L’arbitraire avec lequel les décisions en matière d’énergie sont prises au niveau communal, régional et fédéral, prend les producteurs d’énergie à rebrousse-poil. En outre, les autorisations doivent être demandées à différents niveaux, en suivant des procédures assez compliquées. Sans oublier que le contexte fiscal et légal change sans arrêt. Tous ces éléments refroidissent sérieusement l’envie d’investir des producteurs d’énergie. Alors, ils cherchent leur salut dans d’autres pays, en France, en Allemagne et aux Pays-Bas, par exemple. Chez nos voisins du Nord, quatre centrales au charbon et huit centrales au gaz sont en construction tandis que la France bâtit même de nouvelles centrales nucléaires.

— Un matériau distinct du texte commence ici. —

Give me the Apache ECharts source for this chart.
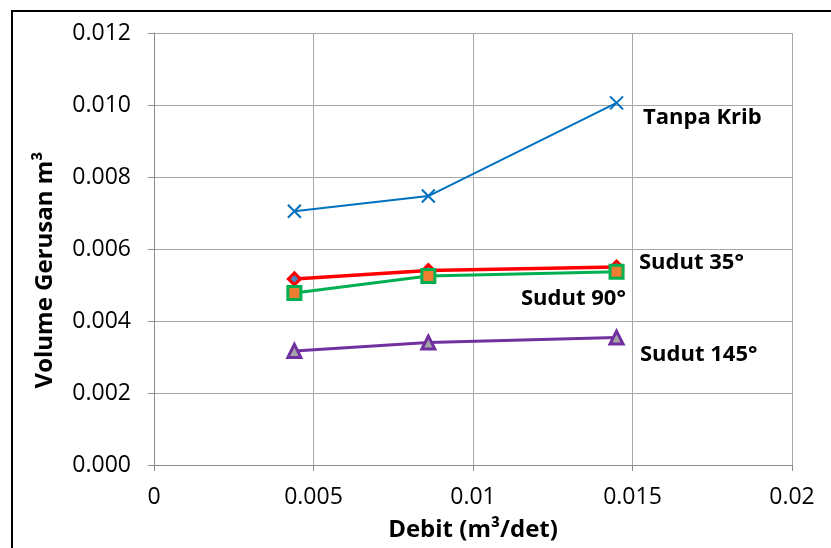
<!DOCTYPE html>
<html>
<head>
<meta charset="utf-8">
<script src="https://cdn.jsdelivr.net/npm/echarts@6/dist/echarts.min.js"></script>
<style>
  html, body { margin: 0; padding: 0; background: #fff; }
  #chart { width: 831px; height: 548px; }
</style>
</head>
<body>
<div id="chart"></div>
<script>
// Discharge (m³/det) for each run
const debit = [0.0044, 0.0086, 0.0145];

// Scour volume (m³) per groyne configuration
const tanpaKrib = [0.00705, 0.00747, 0.01006];
const sudut35 = [0.00517, 0.00540, 0.00550];
const sudut90 = [0.00478, 0.00525, 0.00537];
const sudut145 = [0.00317, 0.00340, 0.00354];

const seriesNames = ['Tanpa Krib', 'Sudut 35°', 'Sudut 90°', 'Sudut 145°'];
const xTicks = [0, 0.005, 0.01, 0.015, 0.02];
const yTicks = [0, 0.002, 0.004, 0.006, 0.008, 0.010, 0.012];
const xTitle = 'Debit (m³/det)';
const yTitle = 'Volume Gerusan m³';

const pairs = ys => debit.map((x, i) => [x, ys[i]]);
const font = '"Open Sans", "Noto Sans", sans-serif';

const chart = echarts.init(document.getElementById('chart'), null, { renderer: 'canvas' });

chart.setOption({
  animation: false,
  backgroundColor: '#fff',
  grid: { left: 154, right: 39, top: 33, bottom: 83, containLabel: false },
  xAxis: {
    type: 'value',
    min: xTicks[0], max: xTicks[xTicks.length - 1], interval: 0.005,
    name: xTitle,
    nameLocation: 'middle', nameGap: 53,
    nameTextStyle: { fontFamily: font, fontWeight: 'bold', fontSize: 24, color: '#000' },
    axisLine: { lineStyle: { color: '#8c8c8c', width: 1 } },
    axisTick: { show: true, length: 6, inside: false, lineStyle: { color: '#8c8c8c' } },
    splitLine: { show: true, lineStyle: { color: '#a6a6a6', width: 1 } },
    axisLabel: {
      fontFamily: font, fontSize: 23, color: '#000', margin: 21,
      formatter: v => String(parseFloat(v.toFixed(3)))
    }
  },
  yAxis: {
    type: 'value',
    min: yTicks[0], max: yTicks[yTicks.length - 1], interval: 0.002,
    axisLine: { show: true, lineStyle: { color: '#8c8c8c', width: 1 } },
    axisTick: { show: true, length: 6, lineStyle: { color: '#8c8c8c' } },
    splitLine: { show: true, lineStyle: { color: '#a6a6a6', width: 1 } },
    axisLabel: {
      fontFamily: font, fontSize: 23, color: '#000', margin: 23,
      formatter: v => v.toFixed(3)
    }
  },
  series: [
    {
      name: seriesNames[0], type: 'line', data: pairs(tanpaKrib),
      lineStyle: { color: '#0070C0', width: 2 },
      symbol: 'path://M0,0L10,10M10,0L0,10', symbolSize: 13,
      itemStyle: { color: 'none', borderColor: '#0070C0', borderWidth: 2 },
      z: 2
    },
    {
      name: seriesNames[1], type: 'line', data: pairs(sudut35),
      lineStyle: { color: '#FF0000', width: 3.5 },
      symbol: 'diamond', symbolSize: 12,
      itemStyle: { color: '#4F81BD', borderColor: '#FF0000', borderWidth: 3 },
      z: 3
    },
    {
      name: seriesNames[2], type: 'line', data: pairs(sudut90),
      lineStyle: { color: '#00B050', width: 3 },
      symbol: 'rect', symbolSize: 13,
      itemStyle: { color: '#ED7D31', borderColor: '#00B050', borderWidth: 3 },
      z: 4
    },
    {
      name: seriesNames[3], type: 'line', data: pairs(sudut145),
      lineStyle: { color: '#7030A0', width: 3 },
      symbol: 'triangle', symbolSize: 13,
      itemStyle: { color: '#A5A5A5', borderColor: '#7030A0', borderWidth: 3 },
      z: 5
    }
  ],
  graphic: [
    // chart area frame
    {
      type: 'rect', silent: true, z: -1,
      shape: { x: 12, y: 11, width: 830, height: 560 },
      style: { fill: 'none', stroke: '#000', lineWidth: 2 }
    },
    // vertical axis title
    {
      type: 'text', x: 45, y: 270, rotation: Math.PI / 2,
      style: {
        text: yTitle, font: 'bold 24px ' + font, fill: '#000',
        align: 'center', verticalAlign: 'middle'
      }
    },
    // series annotations
    {
      type: 'text', left: 643, top: 107,
      style: { text: seriesNames[0], font: 'bold 22px ' + font, fill: '#000' }
    },
    {
      type: 'text', left: 639, top: 252,
      style: { text: seriesNames[1], font: 'bold 22px ' + font, fill: '#000' }
    },
    {
      type: 'text', left: 521, top: 288,
      style: { text: seriesNames[2], font: 'bold 22px ' + font, fill: '#000' }
    },
    {
      type: 'text', left: 640, top: 344,
      style: { text: seriesNames[3], font: 'bold 22px ' + font, fill: '#000' }
    }
  ]
});
</script>
</body>
</html>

Ces dernières années, Electrabel a aussi uniquement procédé à des investissements relativement peu importants, et ceci largement en raison de l’obtention de subsides éventuels. La transformation de la centrale au charbon Max Green à Gand en une centrale à biomasse est exemplaire à ce propos : 170 millions d’euros d’investissements en échange d’une multitude de certificats d’électricité verte.
Quid aujourd’hui ?
A court terme, la situation semble donc plus que préoccupante. Des black-out, en particulier dans les zones rurales, relèvent de plus en plus de l’ordre du possible. La construction d’une nouvelle capacité de production prendra des années. Une raison de plus pour le gouvernement d’élaborer une politique de l’énergie intégrée. L’accélération des investissements prévus peut être un bon début. La conclusion d’accords à long terme avec les producteurs est l’étape logique suivante.
La Belgique a besoin d’un modèle d’avenir capable de s’appliquer pendant quelques décennies. La politique énergétique belge doit s’inscrire dans une politique européenne qui accroît la capacité et l’efficacité et régule le marché de façon complètement indépendante.
L’avenir est à l’énergie verte mais celle-ci ne peut pas garantir notre approvisionnement énergétique à court terme. Si nous sommes réalistes et pragmatiques, nous devons assurer entre-temps le maintien de notre niveau de vie et de notre compétitivité économique – tout en respectant les normes de sécurité et les objectifs environnementaux.
Cela dit, pour que la lumière continue de briller, nous avons besoin de dirigeants qui voient clair.